#### What you should do
Where a line of the material contains the string "script", copy that line.

#### Material for the task
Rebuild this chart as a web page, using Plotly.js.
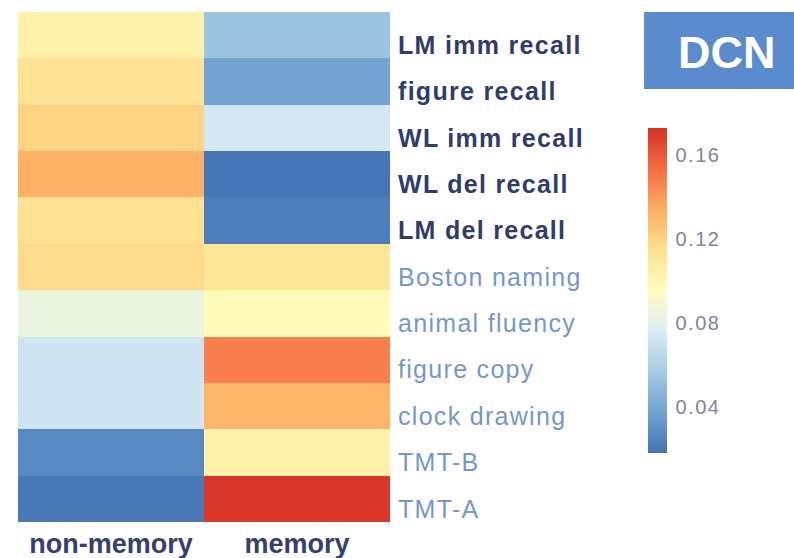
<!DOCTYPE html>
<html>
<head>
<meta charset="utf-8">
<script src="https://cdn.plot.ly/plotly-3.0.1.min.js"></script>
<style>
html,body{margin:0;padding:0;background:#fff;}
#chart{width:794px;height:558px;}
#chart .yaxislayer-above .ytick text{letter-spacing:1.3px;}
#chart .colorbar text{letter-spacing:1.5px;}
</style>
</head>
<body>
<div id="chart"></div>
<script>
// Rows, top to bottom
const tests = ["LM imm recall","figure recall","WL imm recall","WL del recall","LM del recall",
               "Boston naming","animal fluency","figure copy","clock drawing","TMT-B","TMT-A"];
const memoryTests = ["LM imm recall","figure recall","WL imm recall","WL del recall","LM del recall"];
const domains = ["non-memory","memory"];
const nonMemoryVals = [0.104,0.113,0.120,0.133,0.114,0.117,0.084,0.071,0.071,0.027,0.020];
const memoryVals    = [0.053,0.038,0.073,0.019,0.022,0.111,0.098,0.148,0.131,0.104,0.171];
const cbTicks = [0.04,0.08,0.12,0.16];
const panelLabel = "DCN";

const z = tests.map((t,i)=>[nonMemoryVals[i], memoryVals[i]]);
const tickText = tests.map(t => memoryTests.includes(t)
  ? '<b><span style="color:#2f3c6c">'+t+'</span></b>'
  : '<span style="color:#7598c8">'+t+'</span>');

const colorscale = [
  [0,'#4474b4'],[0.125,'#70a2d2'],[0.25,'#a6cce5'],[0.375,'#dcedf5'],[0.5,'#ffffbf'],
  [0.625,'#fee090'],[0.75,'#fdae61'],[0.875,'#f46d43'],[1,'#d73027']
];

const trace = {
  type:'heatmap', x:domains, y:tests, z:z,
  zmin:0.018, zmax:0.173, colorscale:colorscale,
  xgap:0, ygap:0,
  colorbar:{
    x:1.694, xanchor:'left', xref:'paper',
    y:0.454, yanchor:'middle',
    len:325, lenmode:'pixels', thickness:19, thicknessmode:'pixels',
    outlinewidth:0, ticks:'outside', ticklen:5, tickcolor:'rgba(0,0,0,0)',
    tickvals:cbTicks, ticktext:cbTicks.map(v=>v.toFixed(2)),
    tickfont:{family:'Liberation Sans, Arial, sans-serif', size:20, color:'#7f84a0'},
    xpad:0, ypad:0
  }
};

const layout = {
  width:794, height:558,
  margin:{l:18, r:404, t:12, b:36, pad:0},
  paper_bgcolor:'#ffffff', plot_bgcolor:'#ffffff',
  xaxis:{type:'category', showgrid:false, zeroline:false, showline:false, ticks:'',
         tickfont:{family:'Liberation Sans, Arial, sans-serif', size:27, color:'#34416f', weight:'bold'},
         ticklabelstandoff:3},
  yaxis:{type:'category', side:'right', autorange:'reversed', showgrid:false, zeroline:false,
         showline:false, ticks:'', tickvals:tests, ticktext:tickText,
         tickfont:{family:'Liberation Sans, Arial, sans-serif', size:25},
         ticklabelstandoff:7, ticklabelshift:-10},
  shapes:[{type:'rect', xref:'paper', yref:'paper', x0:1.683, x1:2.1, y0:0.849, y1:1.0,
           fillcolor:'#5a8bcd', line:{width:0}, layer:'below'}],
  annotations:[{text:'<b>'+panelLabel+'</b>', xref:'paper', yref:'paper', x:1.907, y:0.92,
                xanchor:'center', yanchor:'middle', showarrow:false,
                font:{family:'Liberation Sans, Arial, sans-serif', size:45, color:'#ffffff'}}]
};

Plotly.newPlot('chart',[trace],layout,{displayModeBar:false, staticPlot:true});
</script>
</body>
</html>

* * *

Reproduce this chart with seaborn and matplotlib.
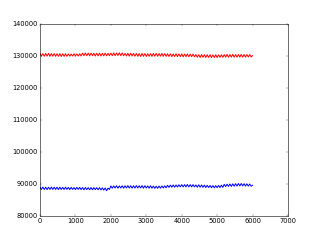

...

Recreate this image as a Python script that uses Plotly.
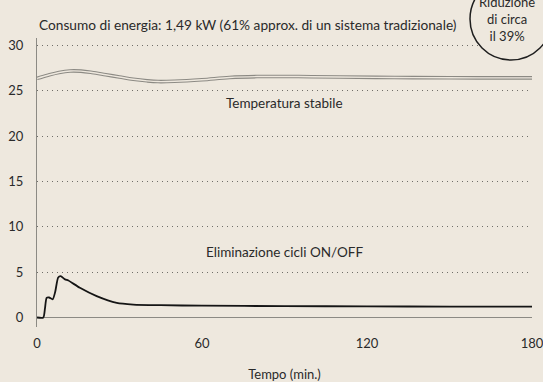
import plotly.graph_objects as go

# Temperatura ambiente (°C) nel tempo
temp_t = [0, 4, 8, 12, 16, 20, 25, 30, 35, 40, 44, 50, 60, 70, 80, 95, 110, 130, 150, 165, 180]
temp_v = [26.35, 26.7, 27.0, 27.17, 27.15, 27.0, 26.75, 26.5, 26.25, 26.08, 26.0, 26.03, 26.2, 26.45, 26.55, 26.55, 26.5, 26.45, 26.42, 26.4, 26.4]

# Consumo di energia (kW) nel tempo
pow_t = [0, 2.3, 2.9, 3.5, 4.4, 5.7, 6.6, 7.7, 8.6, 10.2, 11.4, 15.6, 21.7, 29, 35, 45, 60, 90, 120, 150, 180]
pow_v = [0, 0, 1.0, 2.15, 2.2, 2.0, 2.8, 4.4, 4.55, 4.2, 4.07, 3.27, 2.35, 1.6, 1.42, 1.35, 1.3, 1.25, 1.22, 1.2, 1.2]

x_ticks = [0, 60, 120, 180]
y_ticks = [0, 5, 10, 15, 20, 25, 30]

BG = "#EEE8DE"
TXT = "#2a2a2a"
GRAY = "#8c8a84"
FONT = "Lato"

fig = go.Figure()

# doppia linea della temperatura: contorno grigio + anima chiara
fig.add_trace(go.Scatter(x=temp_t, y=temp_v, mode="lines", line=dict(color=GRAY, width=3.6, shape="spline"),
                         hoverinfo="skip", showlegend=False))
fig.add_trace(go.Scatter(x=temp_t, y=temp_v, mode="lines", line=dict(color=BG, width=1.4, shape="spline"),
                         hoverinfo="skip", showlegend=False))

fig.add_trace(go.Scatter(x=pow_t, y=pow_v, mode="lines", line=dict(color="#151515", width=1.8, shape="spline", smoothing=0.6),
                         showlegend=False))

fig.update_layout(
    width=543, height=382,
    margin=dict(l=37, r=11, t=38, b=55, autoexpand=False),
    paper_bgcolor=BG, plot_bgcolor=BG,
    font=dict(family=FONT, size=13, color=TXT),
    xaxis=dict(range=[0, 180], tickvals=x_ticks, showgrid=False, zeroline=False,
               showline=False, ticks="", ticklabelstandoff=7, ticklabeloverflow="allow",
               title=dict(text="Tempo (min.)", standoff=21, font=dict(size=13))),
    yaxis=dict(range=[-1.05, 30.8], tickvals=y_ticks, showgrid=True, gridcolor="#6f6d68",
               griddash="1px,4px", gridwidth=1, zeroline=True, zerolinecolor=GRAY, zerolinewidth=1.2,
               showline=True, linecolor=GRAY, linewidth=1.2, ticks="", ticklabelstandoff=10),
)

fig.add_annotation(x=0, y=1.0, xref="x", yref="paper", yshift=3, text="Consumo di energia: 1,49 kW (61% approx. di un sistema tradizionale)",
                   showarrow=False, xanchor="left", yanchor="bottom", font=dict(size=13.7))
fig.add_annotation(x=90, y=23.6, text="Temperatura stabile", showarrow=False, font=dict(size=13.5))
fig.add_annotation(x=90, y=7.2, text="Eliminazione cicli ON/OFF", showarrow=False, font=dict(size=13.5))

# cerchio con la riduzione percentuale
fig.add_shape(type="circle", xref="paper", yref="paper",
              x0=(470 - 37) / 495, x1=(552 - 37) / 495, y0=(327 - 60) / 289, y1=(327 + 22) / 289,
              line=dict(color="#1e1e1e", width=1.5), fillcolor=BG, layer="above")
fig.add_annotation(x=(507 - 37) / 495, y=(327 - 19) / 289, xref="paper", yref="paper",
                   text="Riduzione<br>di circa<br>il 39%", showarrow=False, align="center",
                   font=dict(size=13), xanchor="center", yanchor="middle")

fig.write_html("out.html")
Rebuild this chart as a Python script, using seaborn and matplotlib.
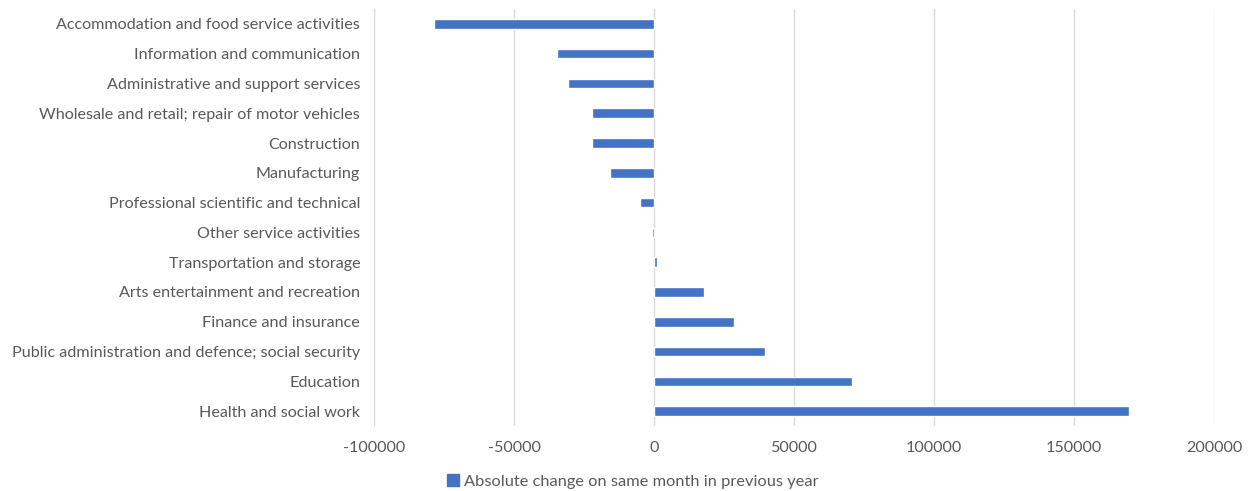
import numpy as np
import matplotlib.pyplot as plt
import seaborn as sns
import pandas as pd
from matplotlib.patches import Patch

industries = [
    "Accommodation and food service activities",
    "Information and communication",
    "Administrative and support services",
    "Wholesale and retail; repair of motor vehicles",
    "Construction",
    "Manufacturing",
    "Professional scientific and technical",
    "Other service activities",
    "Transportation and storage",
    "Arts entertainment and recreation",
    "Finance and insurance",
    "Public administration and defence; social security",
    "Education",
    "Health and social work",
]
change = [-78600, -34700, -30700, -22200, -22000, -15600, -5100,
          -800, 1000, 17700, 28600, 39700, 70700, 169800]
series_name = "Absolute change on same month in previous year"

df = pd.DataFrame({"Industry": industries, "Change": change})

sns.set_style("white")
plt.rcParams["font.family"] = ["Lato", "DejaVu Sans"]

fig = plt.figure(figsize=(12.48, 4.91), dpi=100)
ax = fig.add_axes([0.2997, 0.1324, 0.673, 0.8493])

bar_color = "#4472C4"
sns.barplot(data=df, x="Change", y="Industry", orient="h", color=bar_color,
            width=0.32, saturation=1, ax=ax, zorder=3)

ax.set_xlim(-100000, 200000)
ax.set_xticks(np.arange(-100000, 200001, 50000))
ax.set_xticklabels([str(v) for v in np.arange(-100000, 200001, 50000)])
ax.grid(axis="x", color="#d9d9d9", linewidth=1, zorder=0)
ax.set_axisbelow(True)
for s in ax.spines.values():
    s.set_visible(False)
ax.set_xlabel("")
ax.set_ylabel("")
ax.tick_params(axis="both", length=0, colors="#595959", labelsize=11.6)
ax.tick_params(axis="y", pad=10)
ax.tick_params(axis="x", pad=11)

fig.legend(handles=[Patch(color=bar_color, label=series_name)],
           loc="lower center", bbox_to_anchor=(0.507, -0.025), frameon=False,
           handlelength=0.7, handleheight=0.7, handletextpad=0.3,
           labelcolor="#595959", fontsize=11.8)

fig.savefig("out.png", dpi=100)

#### Output for this task
<script src="https://cdn.plot.ly/plotly-3.0.1.min.js"></script>
<script>
</script>
Recreate this image as a Python script that uses Plotly.
Rebuild this chart as a Python script, using seaborn and matplotlib.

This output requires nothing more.